• _THE EXERCISE_
Pictures are not part of the copy. Retype the lines from the first one through the line that contains "(hub) at (467,343)".

• _PROVIDED MATERIAL_
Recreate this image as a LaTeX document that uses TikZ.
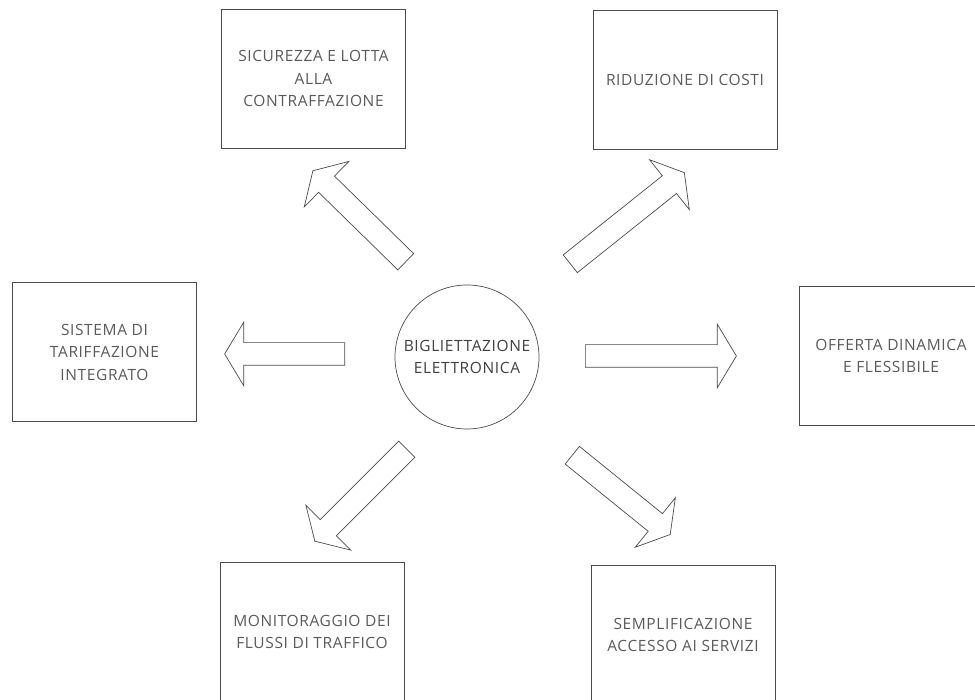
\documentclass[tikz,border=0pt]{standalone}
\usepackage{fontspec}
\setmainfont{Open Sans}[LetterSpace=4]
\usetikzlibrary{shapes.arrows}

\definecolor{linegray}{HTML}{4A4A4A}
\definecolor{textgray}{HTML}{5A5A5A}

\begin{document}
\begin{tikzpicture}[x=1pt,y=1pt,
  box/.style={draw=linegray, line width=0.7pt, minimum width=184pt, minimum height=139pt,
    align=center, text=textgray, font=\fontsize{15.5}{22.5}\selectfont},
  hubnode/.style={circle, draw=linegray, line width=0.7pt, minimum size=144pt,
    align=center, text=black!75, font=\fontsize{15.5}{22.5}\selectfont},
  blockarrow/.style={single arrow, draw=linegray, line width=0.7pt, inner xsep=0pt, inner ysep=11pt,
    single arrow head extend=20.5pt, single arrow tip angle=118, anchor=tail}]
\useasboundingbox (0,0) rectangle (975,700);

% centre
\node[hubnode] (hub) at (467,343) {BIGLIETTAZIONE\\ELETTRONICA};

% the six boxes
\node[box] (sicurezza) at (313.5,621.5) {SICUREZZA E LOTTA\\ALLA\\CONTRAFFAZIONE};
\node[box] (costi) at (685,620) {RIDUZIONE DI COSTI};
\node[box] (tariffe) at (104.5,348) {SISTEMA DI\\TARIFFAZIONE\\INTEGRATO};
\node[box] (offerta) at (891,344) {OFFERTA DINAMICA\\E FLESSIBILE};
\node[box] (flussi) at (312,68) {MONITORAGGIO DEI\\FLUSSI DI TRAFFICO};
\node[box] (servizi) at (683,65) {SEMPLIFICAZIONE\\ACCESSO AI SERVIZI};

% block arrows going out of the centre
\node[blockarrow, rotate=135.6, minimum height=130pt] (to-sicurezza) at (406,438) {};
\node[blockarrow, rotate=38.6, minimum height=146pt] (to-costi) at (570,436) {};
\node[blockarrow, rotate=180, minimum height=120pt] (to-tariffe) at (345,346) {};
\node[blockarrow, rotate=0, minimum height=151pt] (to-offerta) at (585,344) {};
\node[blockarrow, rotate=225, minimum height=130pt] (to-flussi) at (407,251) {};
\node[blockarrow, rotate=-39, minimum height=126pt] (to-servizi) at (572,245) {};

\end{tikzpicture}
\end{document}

• _TASK ANSWER_
Recreate this image as a LaTeX document that uses TikZ.
\documentclass[tikz,border=0pt]{standalone}
\usepackage{fontspec}
\setmainfont{Open Sans}[LetterSpace=4]
\usetikzlibrary{shapes.arrows}

\definecolor{linegray}{HTML}{4A4A4A}
\definecolor{textgray}{HTML}{5A5A5A}

\begin{document}
\begin{tikzpicture}[x=1pt,y=1pt,
  box/.style={draw=linegray, line width=0.7pt, minimum width=184pt, minimum height=139pt,
    align=center, text=textgray, font=\fontsize{15.5}{22.5}\selectfont},
  hubnode/.style={circle, draw=linegray, line width=0.7pt, minimum size=144pt,
    align=center, text=black!75, font=\fontsize{15.5}{22.5}\selectfont},
  blockarrow/.style={single arrow, draw=linegray, line width=0.7pt, inner xsep=0pt, inner ysep=11pt,
    single arrow head extend=20.5pt, single arrow tip angle=118, anchor=tail}]
\useasboundingbox (0,0) rectangle (975,700);

% centre
\node[hubnode] (hub) at (467,343) {BIGLIETTAZIONE\\ELETTRONICA};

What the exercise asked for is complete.